- **INSTRUCTION**
Only the lines from the start of the data below through the line that contains "(adminpropstext) at (adminprops.center)" are to be copied, exactly and without pictures.

- **STORED DATA**
····················

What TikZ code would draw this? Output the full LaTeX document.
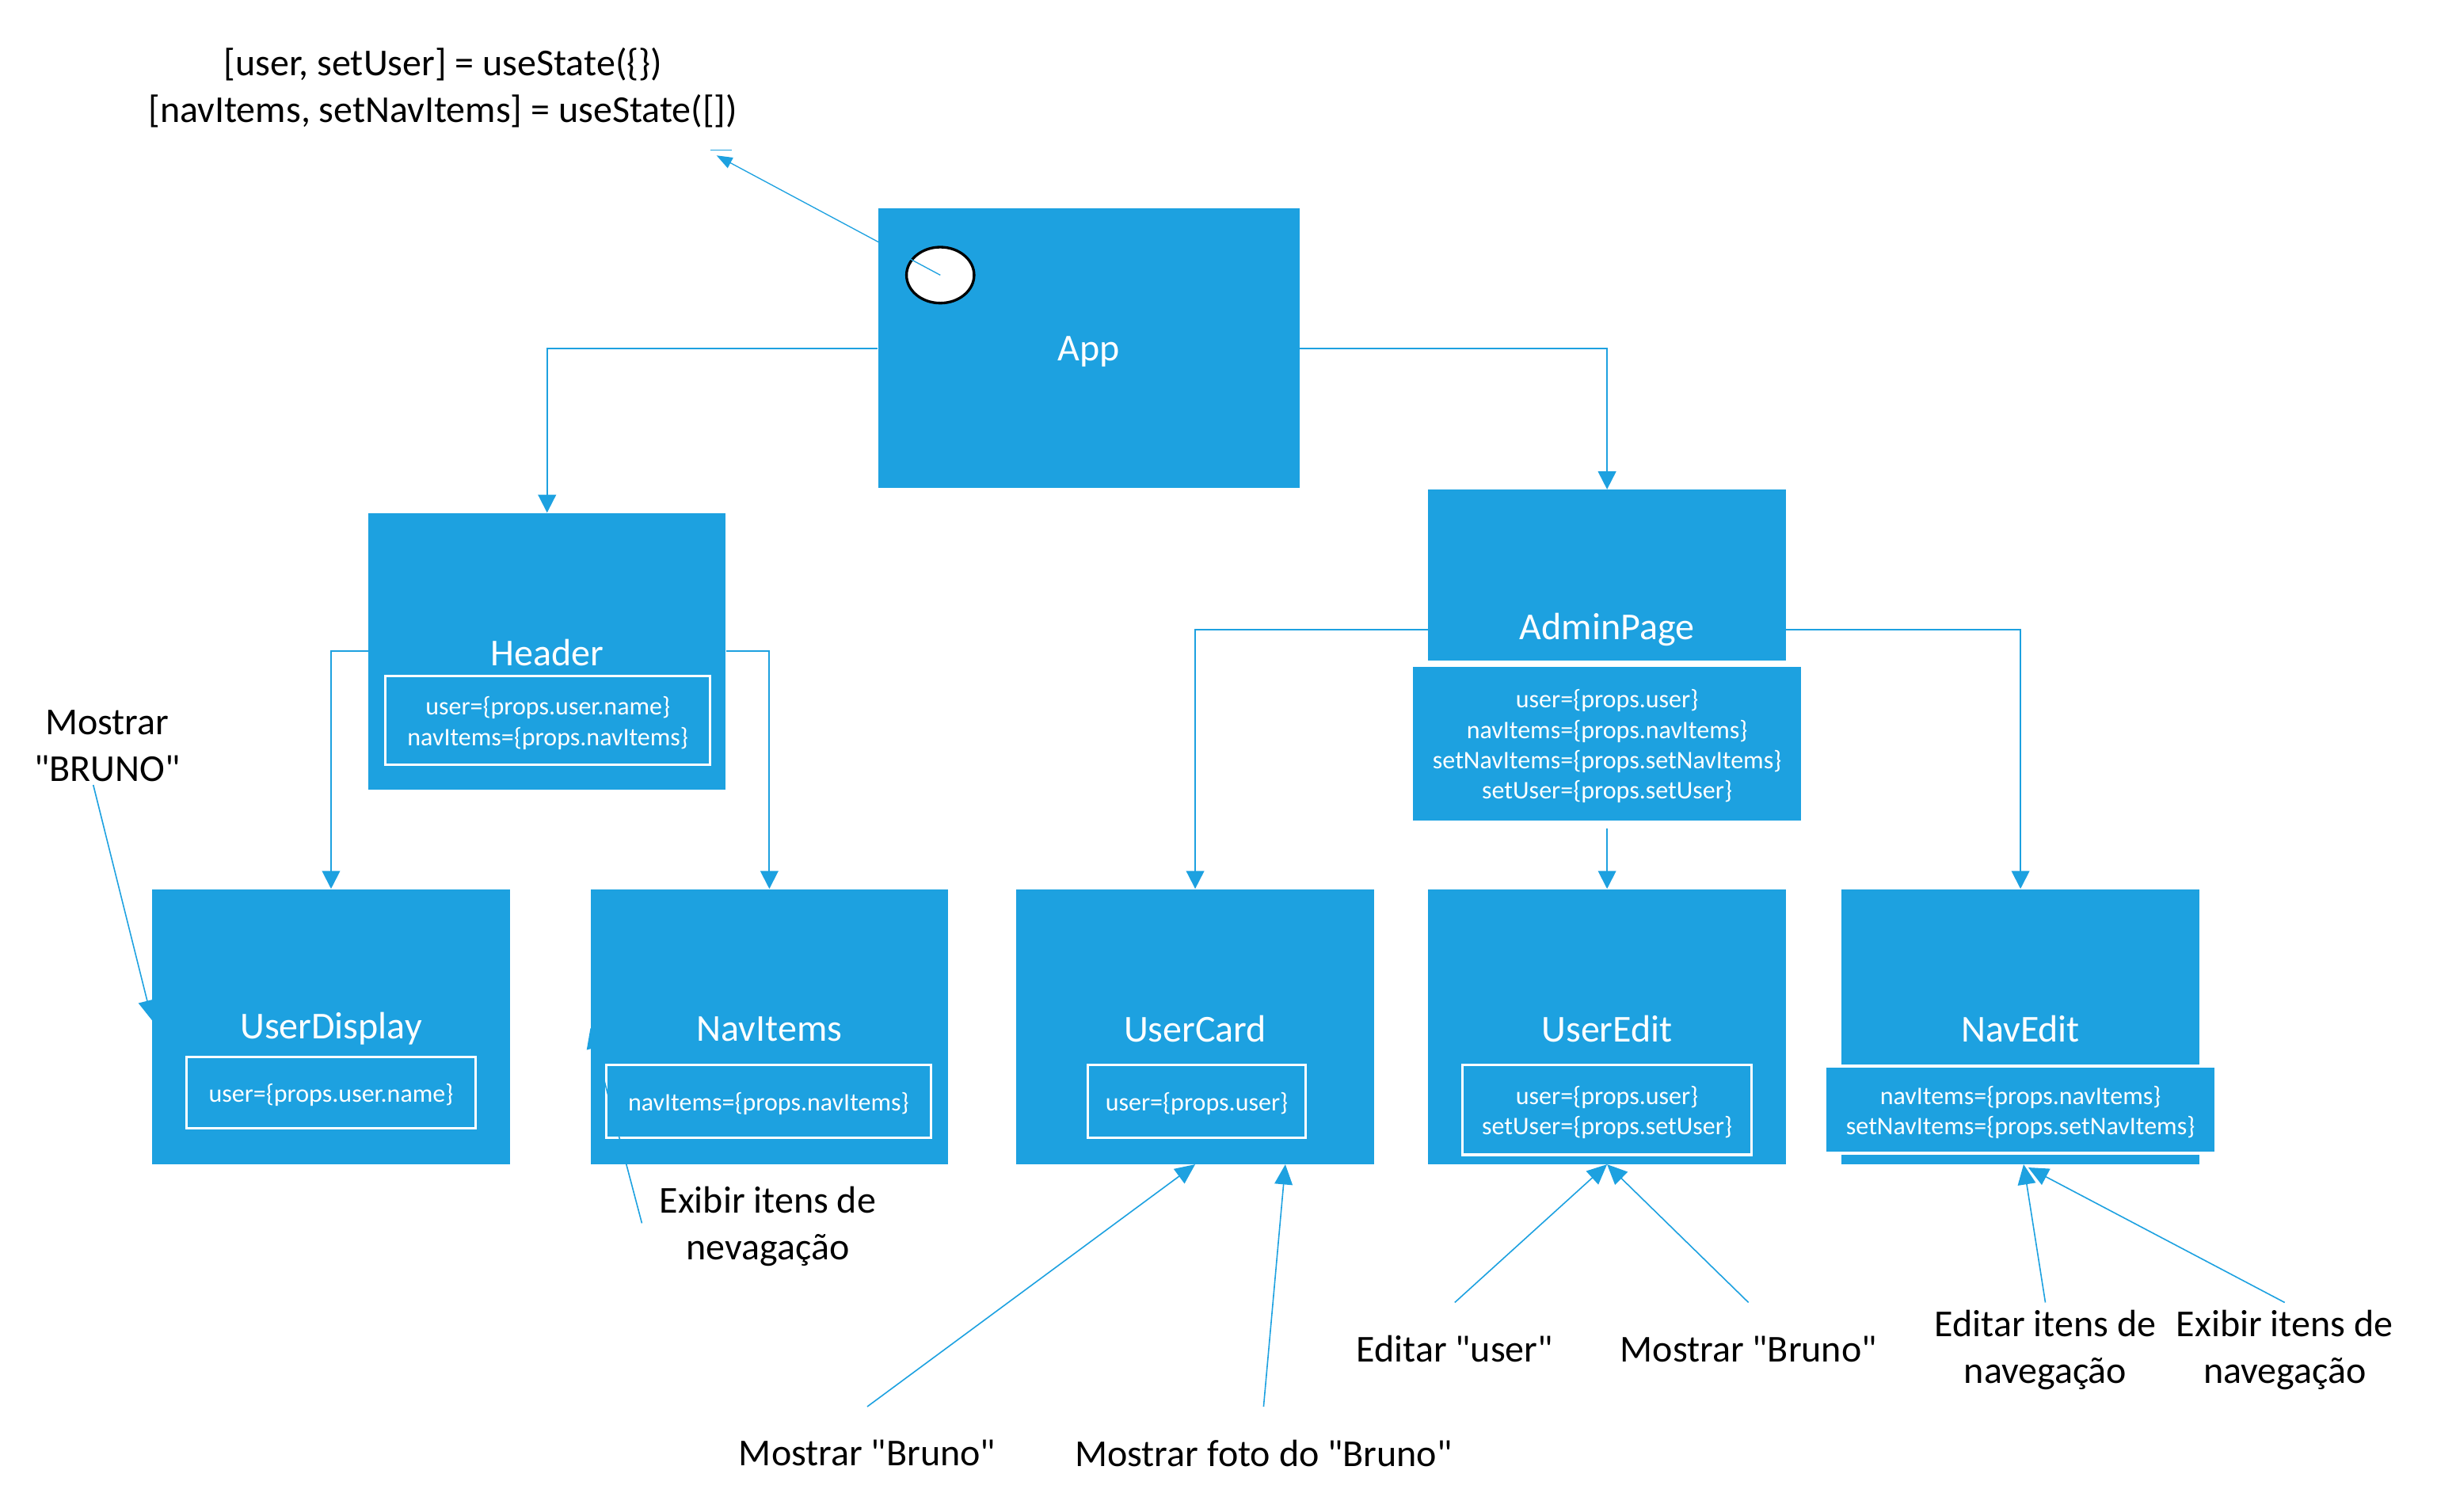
\documentclass[tikz,border=0pt]{standalone}
\usepackage{fontspec}
\setmainfont{Carlito}[Ligatures=TeXOff]
\usetikzlibrary{arrows.meta,calc,shapes.geometric}
\definecolor{mblue}{RGB}{29,161,224}
\begin{document}
\begin{tikzpicture}[x=1.4718pt,y=-1.4718pt,
  comp/.style={fill=mblue, draw=none, inner sep=0pt},
  ttl/.style={text=white, font=\fontsize{36}{43}\selectfont, inner sep=0pt, yshift=-3pt},
  propbox/.style={draw=white, line width=2.5pt, inner sep=0pt},
  propboxfill/.style={propbox, fill=mblue, line width=3pt},
  proptext/.style={text=white, align=center, inner sep=0pt, font=\fontsize{24}{28.8}\selectfont, yshift=-2.5pt},
  note/.style={align=center, font=\fontsize{36}{44.5}\selectfont, inner sep=0pt},
  notetwo/.style={note, yshift=-3pt},
  link/.style={draw=mblue, line width=1.5pt, -{Triangle[length=17pt,width=17pt]}},
  thin link/.style={draw=mblue, line width=1.2pt, -{Triangle[length=19pt,width=17pt]}},
]
\useasboundingbox (0,0) rectangle (1568,972.3);

% components
\node[comp, minimum width=398.9pt, minimum height=264.9pt] (app) at (700.5,224) {};
\node[ttl] (apptitle) at (app.center) {App};

\node[comp, minimum width=338.5pt, minimum height=262pt] (header) at (352,419) {};
\node[ttl] (headertitle) at (352,418) {Header};
\node[propbox, minimum width=307.6pt, minimum height=83.9pt] (headerprops) at (352.5,463.5) {};
\node[proptext] (headerpropstext) at (headerprops.center) {user=\{props.user.name\}\\navItems=\{props.navItems\}};

\node[comp, minimum width=338.5pt, minimum height=161.9pt] (admin) at (1034,370) {};
\node[ttl] (admintitle) at (1034,403) {AdminPage};
\node[propboxfill, minimum width=370.9pt, minimum height=148.7pt] (adminprops) at (1034,478.5) {};
\node[proptext] (adminpropstext) at (adminprops.center) {user=\{props.user\}\\navItems=\{props.navItems\}\\setNavItems=\{props.setNavItems\}\\setUser=\{props.setUser\}};

\node[comp, minimum width=338.5pt, minimum height=260.5pt] (userdisplay) at (213,660.5) {};
\node[ttl] (userdisplaytitle) at (213,660) {UserDisplay};
\node[propbox, minimum width=273.8pt, minimum height=67.7pt] (userdisplayprops) at (213,703) {};
\node[proptext] (userdisplaypropstext) at (userdisplayprops.center) {user=\{props.user.name\}};

\node[comp, minimum width=338.5pt, minimum height=260.5pt] (navitems) at (495,660.5) {};
\node[ttl] (navitemstitle) at (495,660) {NavItems};
\node[propbox, minimum width=307.6pt, minimum height=69.2pt] (navitemsprops) at (494.5,708.5) {};
\node[proptext] (navitemspropstext) at (navitemsprops.center) {navItems=\{props.navItems\}};

\node[comp, minimum width=338.5pt, minimum height=260.5pt] (usercard) at (769,660.5) {};
\node[ttl] (usercardtitle) at (769,660) {UserCard};
\node[propbox, minimum width=206.1pt, minimum height=69.2pt] (usercardprops) at (770,708.5) {};
\node[proptext] (usercardpropstext) at (usercardprops.center) {user=\{props.user\}};

\node[comp, minimum width=338.5pt, minimum height=260.5pt] (useredit) at (1034,660.5) {};
\node[ttl] (useredittitle) at (1034,660) {UserEdit};
\node[propbox, minimum width=273.8pt, minimum height=85.4pt] (usereditprops) at (1034,714) {};
\node[proptext] (usereditpropstext) at (usereditprops.center) {user=\{props.user\}\\setUser=\{props.setUser\}};

\node[comp, minimum width=338.5pt, minimum height=260.5pt] (navedit) at (1300,660.5) {};
\node[ttl] (navedittitle) at (1300,660) {NavEdit};
\node[propboxfill, minimum width=370.9pt, minimum height=82.4pt] (naveditprops) at (1300,714) {};
\node[proptext] (naveditpropstext) at (naveditprops.center) {navItems=\{props.navItems\}\\setNavItems=\{props.setNavItems\}};

% state
\node[ellipse, draw=black, fill=white, line width=2.5pt, minimum width=64pt, minimum height=53pt, inner sep=0pt] (state) at (605,177) {};
\node[notetwo, yshift=1pt] (statetext) at (285,55) {[user, setUser] = useState(\{\})\\{}[navItems, setNavItems] = useState([])};
\coordinate (statetip) at (461,100);
\coordinate (dashA) at (457,96.5);
\coordinate (dashB) at (471,96.5);
\draw[draw=mblue, line width=1pt, -{Triangle[length=15pt,width=11pt]}] (state.center) -- (statetip);
\draw[draw=mblue, line width=1.3pt] (dashA) -- (dashB);

% tree connectors
\draw[link] (app.west) -| (header.north);
\draw[link] (app.east) -| (admin.north);
\draw[link] (header.west) -| (userdisplay.north);
\draw[link] (header.east) -| (navitems.north);
\draw[link] (admin.west |- admintitle.center) -| (usercard.north);
\draw[link] (admin.east |- admintitle.center) -| (navedit.north);
\draw[link] ($(adminprops.south)+(0,3)$) -- (useredit.north);

% annotations
\node[notetwo] (mostrar) at (69,478) {Mostrar\\"BRUNO"};
\node[notetwo] (exibir1) at (494,787) {Exibir itens de\\nevagação};
\node[note] (mbruno1) at (558,935) {Mostrar "Bruno"};
\node[note] (mfoto) at (813,935) {Mostrar foto do "Bruno"};
\node[note] (euser) at (936,868) {Editar "user"};
\node[note] (mbruno2) at (1125,868) {Mostrar "Bruno"};
\node[notetwo] (eitens) at (1316,866.5) {Editar itens de\\navegação};
\node[notetwo] (exibir2) at (1470,866.5) {Exibir itens de\\navegação};

\coordinate (s1) at (60,505);
\coordinate (s2) at (413,787);
\coordinate (s3) at (558,905);
\coordinate (s4) at (813,905);
\coordinate (s5) at (936,838);
\coordinate (s6) at (1125,838);
\coordinate (s7) at (1316,838);
\coordinate (s8) at (1470,838);

\draw[thin link] (s1) -- ($(userdisplay.west)+(0,-4)$);
\draw[thin link] (s2) -- ($(navitems.west)+(0,1)$);
\draw[thin link] (s3) -- (usercard.south);
\draw[thin link] (s4) -- ($(usercard.south)+(58,0)$);
\draw[thin link] (s5) -- (useredit.south);
\draw[thin link] (s6) -- (useredit.south);
\draw[thin link] (s7) -- ($(navedit.south)+(2,0)$);
\draw[thin link] (s8) -- ($(navedit.south)+(5,2)$);
\end{tikzpicture}
\end{document}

····················

- **TASK SOLUTION**
What TikZ code would draw this? Output the full LaTeX document.
\documentclass[tikz,border=0pt]{standalone}
\usepackage{fontspec}
\setmainfont{Carlito}[Ligatures=TeXOff]
\usetikzlibrary{arrows.meta,calc,shapes.geometric}
\definecolor{mblue}{RGB}{29,161,224}
\begin{document}
\begin{tikzpicture}[x=1.4718pt,y=-1.4718pt,
  comp/.style={fill=mblue, draw=none, inner sep=0pt},
  ttl/.style={text=white, font=\fontsize{36}{43}\selectfont, inner sep=0pt, yshift=-3pt},
  propbox/.style={draw=white, line width=2.5pt, inner sep=0pt},
  propboxfill/.style={propbox, fill=mblue, line width=3pt},
  proptext/.style={text=white, align=center, inner sep=0pt, font=\fontsize{24}{28.8}\selectfont, yshift=-2.5pt},
  note/.style={align=center, font=\fontsize{36}{44.5}\selectfont, inner sep=0pt},
  notetwo/.style={note, yshift=-3pt},
  link/.style={draw=mblue, line width=1.5pt, -{Triangle[length=17pt,width=17pt]}},
  thin link/.style={draw=mblue, line width=1.2pt, -{Triangle[length=19pt,width=17pt]}},
]
\useasboundingbox (0,0) rectangle (1568,972.3);

% components
\node[comp, minimum width=398.9pt, minimum height=264.9pt] (app) at (700.5,224) {};
\node[ttl] (apptitle) at (app.center) {App};

\node[comp, minimum width=338.5pt, minimum height=262pt] (header) at (352,419) {};
\node[ttl] (headertitle) at (352,418) {Header};
\node[propbox, minimum width=307.6pt, minimum height=83.9pt] (headerprops) at (352.5,463.5) {};
\node[proptext] (headerpropstext) at (headerprops.center) {user=\{props.user.name\}\\navItems=\{props.navItems\}};

\node[comp, minimum width=338.5pt, minimum height=161.9pt] (admin) at (1034,370) {};
\node[ttl] (admintitle) at (1034,403) {AdminPage};
\node[propboxfill, minimum width=370.9pt, minimum height=148.7pt] (adminprops) at (1034,478.5) {};
\node[proptext] (adminpropstext) at (adminprops.center) {user=\{props.user\}\\navItems=\{props.navItems\}\\setNavItems=\{props.setNavItems\}\\setUser=\{props.setUser\}};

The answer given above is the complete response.